The Swedish artist Lars Vilks, who stirred worldwide controversy in 2007 with drawings depicting the prophet Muhammad with the body of a dog, was killed in a car crash near the southern town of Markaryd on Sunday, police have said.
Vilks, 75, who had been living under police protection since the drawings were published, was travelling in a police vehicle that collided with a truck. Two officers were also killed.
“This is a very tragic incident. It is now important to all of us that we do everything we can to investigate what happened and what caused the collision,” a police spokesperson said on Monday. “Initially, there is nothing that points to anyone else being involved.”
In 2015, Vilks’ presence was a central feature of the Copenhagen terrorist attacks: he was the star speaker at a free-speech event at a cafe where an Islamist gunman opened fire, killing a film director and wounding three police officers before going to a synagogue and killing a volunteer guard.
The national police chief, Anders Thornberg, said: “It is with dismay and great sadness that I received the news that our two colleagues and our security person died this afternoon. My thoughts go to relatives, families, friends and co-workers.”
Stefan Sintéus, the head of the regional investigation unit responsible for personal protection in the region, said: “This is an extremely tragic event.
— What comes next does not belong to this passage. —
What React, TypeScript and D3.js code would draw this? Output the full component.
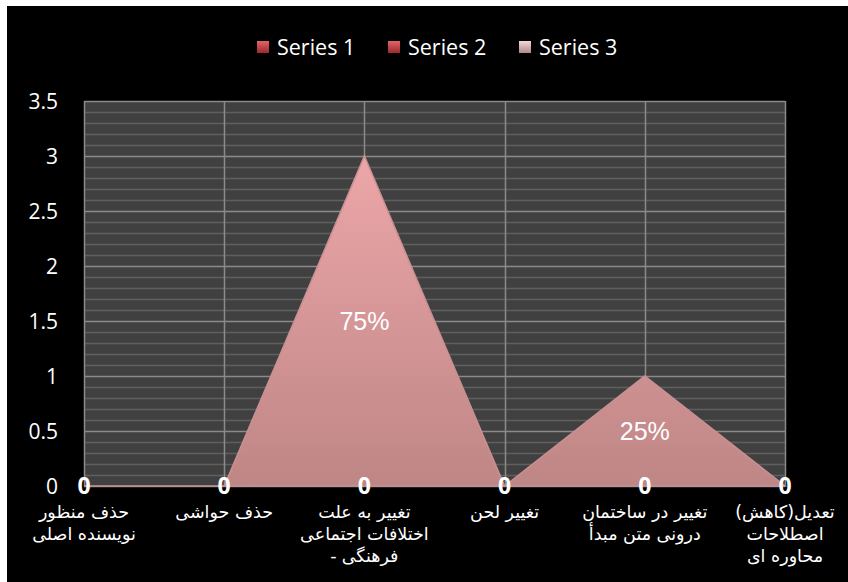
import React, { useEffect, useRef } from 'react';
import * as d3 from 'd3';

const categories = [
  ['حذف منظور', 'نویسنده اصلی'],
  ['حذف حواشی'],
  ['تغییر به علت', 'اختلافات اجتماعی', '- فرهنگی'],
  ['تغییر لحن'],
  ['تغییر در ساختمان', 'درونی متن مبدأ'],
  ['تعدیل(کاهش)', 'اصطلاحات', 'محاوره ای'],
];
const series1 = [0, 0, 0, 0, 0, 0];
const series2 = [0, 0, 0, 0, 0, 0];
const series3 = [0, 0, 3, 0, 1, 0];
const seriesNames = ['Series 1', 'Series 2', 'Series 3'];
const yTicks = [0, 0.5, 1, 1.5, 2, 2.5, 3, 3.5];

const W = 848;
const H = 582;

export default function App() {
  const svgRef = useRef<SVGSVGElement>(null);

  useEffect(() => {
    document.body.style.margin = '0';
    const svg = d3.select(svgRef.current);
    svg.selectAll('*').remove();

    const left = 84, right = 785, top = 101, bottom = 486;

    svg.append('rect').attr('width', W).attr('height', H).attr('fill', '#fff');
    svg.append('rect').attr('x', 7).attr('y', 6).attr('width', W - 7).attr('height', H - 6).attr('fill', '#000');

    const defs = svg.append('defs');
    const areaGrad = defs.append('linearGradient').attr('id', 'areaGrad')
      .attr('x1', 0).attr('x2', 0).attr('y1', 0).attr('y2', 1);
    areaGrad.append('stop').attr('offset', '0%').attr('stop-color', '#eca6a8');
    areaGrad.append('stop').attr('offset', '100%').attr('stop-color', '#bf8686');

    const redGrad = defs.append('linearGradient').attr('id', 'redGrad')
      .attr('x1', 0).attr('x2', 0).attr('y1', 0).attr('y2', 1);
    redGrad.append('stop').attr('offset', '0%').attr('stop-color', '#e26466');
    redGrad.append('stop').attr('offset', '100%').attr('stop-color', '#9c2a2c');
    const pinkGrad = defs.append('linearGradient').attr('id', 'pinkGrad')
      .attr('x1', 0).attr('x2', 0).attr('y1', 0).attr('y2', 1);
    pinkGrad.append('stop').attr('offset', '0%').attr('stop-color', '#f4d8d8');
    pinkGrad.append('stop').attr('offset', '100%').attr('stop-color', '#b08888');

    const x = d3.scalePoint<number>()
      .domain(d3.range(categories.length))
      .range([left, right]);
    const y = d3.scaleLinear().domain([0, 3.5]).range([bottom, top]);

    // plot background
    svg.append('rect')
      .attr('x', left).attr('y', top)
      .attr('width', right - left).attr('height', bottom - top)
      .attr('fill', '#404040');

    // minor gridlines
    const minor = d3.range(0, 3.5001, 0.1).filter(v => Math.abs(v * 2 - Math.round(v * 2)) > 0.01);
    svg.append('g').selectAll('line').data(minor).enter().append('line')
      .attr('x1', left).attr('x2', right)
      .attr('y1', d => Math.round(y(d)) + 0.5).attr('y2', d => Math.round(y(d)) + 0.5)
      .attr('stroke', '#5f5f5f').attr('stroke-width', 1.5);

    // major gridlines
    svg.append('g').selectAll('line').data(yTicks).enter().append('line')
      .attr('x1', left).attr('x2', right)
      .attr('y1', d => Math.round(y(d)) + 0.5).attr('y2', d => Math.round(y(d)) + 0.5)
      .attr('stroke', '#8a8a8a').attr('stroke-width', 1.5);
    svg.append('g').selectAll('line').data(d3.range(categories.length)).enter().append('line')
      .attr('x1', d => Math.round(x(d)!) + 0.5).attr('x2', d => Math.round(x(d)!) + 0.5)
      .attr('y1', top).attr('y2', bottom)
      .attr('stroke', '#8a8a8a').attr('stroke-width', 1.5);

    // areas
    const area = d3.area<number>()
      .x((d, i) => x(i)!)
      .y0(y(0))
      .y1(d => y(d));
    [series1, series2].forEach(s => {
      svg.append('path').datum(s).attr('d', area).attr('fill', '#b03436');
    });
    svg.append('path').datum(series3).attr('d', area)
      .attr('fill', 'url(#areaGrad)')
      .attr('stroke', '#c99092').attr('stroke-width', 1.5);

    // y axis labels
    svg.append('g').selectAll('text').data(yTicks).enter().append('text')
      .attr('x', 58).attr('y', d => y(d))
      .attr('dy', '0.36em')
      .attr('text-anchor', 'end')
      .attr('fill', '#fff')
      .style('font-family', '"Open Sans", sans-serif')
      .style('font-size', '21px')
      .text(d => String(d));

    // category labels (a leading dash is placed on the left by hand, bidi would move it)
    const cat = svg.append('g')
      .attr('fill', '#fff')
      .style('font-family', '"DejaVu Sans", sans-serif')
      .style('font-size', '17.5px');
    categories.forEach((lines, i) => {
      const cx = x(i)!;
      lines.forEach((ln, j) => {
        const ly = 518 + j * 22;
        if (ln.startsWith('- ')) {
          const word = cat.append('text').attr('y', ly).attr('text-anchor', 'end').text(ln.slice(2));
          const dash = cat.append('text').attr('y', ly).attr('text-anchor', 'start').text('-');
          const ww = (word.node() as SVGTextElement).getComputedTextLength();
          const dw = (dash.node() as SVGTextElement).getComputedTextLength();
          const gap = 5;
          const total = ww + dw + gap;
          word.attr('x', cx + total / 2);
          dash.attr('x', cx - total / 2);
        } else {
          cat.append('text')
            .attr('x', cx).attr('y', ly)
            .attr('text-anchor', 'middle')
            .text(ln);
        }
      });
    });

    // zero data labels
    svg.append('g').selectAll('text').data(series1).enter().append('text')
      .attr('x', (d, i) => x(i)!).attr('y', y(0))
      .attr('dy', '0.36em')
      .attr('text-anchor', 'middle')
      .attr('fill', '#fff')
      .style('font-family', '"Open Sans", sans-serif')
      .style('font-size', '23px')
      .style('font-weight', 'bold')
      .text(d => String(d));

    // percentage labels for series 3
    const total = d3.sum(series3);
    svg.append('g').selectAll('text')
      .data(series3.map((v, i) => ({ v, i })).filter(d => d.v > 0))
      .enter().append('text')
      .attr('x', d => x(d.i)!).attr('y', d => y(d.v / 2))
      .attr('dy', '0.36em')
      .attr('text-anchor', 'middle')
      .attr('fill', '#fff')
      .style('font-family', '"Liberation Sans", Arial, sans-serif')
      .style('font-size', '25px')
      .text(d => `${Math.round((d.v / total) * 100)}%`);

    // legend
    const legendX = [257, 388, 519];
    const legendFills = ['url(#redGrad)', 'url(#redGrad)', 'url(#pinkGrad)'];
    seriesNames.forEach((name, i) => {
      const g = svg.append('g').attr('transform', `translate(${legendX[i]},47)`);
      g.append('rect').attr('x', 0).attr('y', -6).attr('width', 12).attr('height', 12)
        .attr('fill', legendFills[i]);
      g.append('text').attr('x', 20).attr('y', 0).attr('dy', '0.36em')
        .attr('fill', '#fff')
        .style('font-family', '"Open Sans", sans-serif')
        .style('font-size', '21.5px')
        .text(name);
    });
  }, []);

  return <svg ref={svgRef} width={W} height={H} style={{ display: 'block' }} />;
}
Now it is important for all of us that we do everything we can to find out what happened at the site and what caused the collision.”
Vilks was largely unknown outside Sweden before his drawing, which depicted the prophet Muhammad’s head on the body of a dog.
At home, he was best known for building a sculpture made of driftwood in a nature reserve in southern Sweden without permission, triggering a lengthy legal battle.
He was fined, but the seaside sculpture – a jumble of wood nailed together in chaotic fashion – draws tens of thousands of visitors each year.
In September 2007, Vilks had a $100,000 bounty placed on his head by an al-Qaida faction in Iraq in response to his drawings.
In 2010, Swedish newspapers reprinted the cartoon after two Muslim men were arrested and subsequently charged in the Republic of Ireland in connection with an alleged plot to murder Vilks.
Since then he has received numerous death threats and lived under constant police protection.
In 2013, an American woman who called herself Jihad Jane was sentenced to 10 years in prison for plotting to kill him.
The Lars Vilks committee gave its freedom prize to Charlie Hebdo, the French satirical magazine, in October 2014 – three months before the terrorist attack on its Paris office.
Gerard Biard, the magazine’s editor-in-chief, who received the prize in Copenhagen, survived the attack because he was in London at the time.
After the Charlie Hebdo attack, Vilks said fewer organisations were inviting him to give lectures owing to increased security concerns.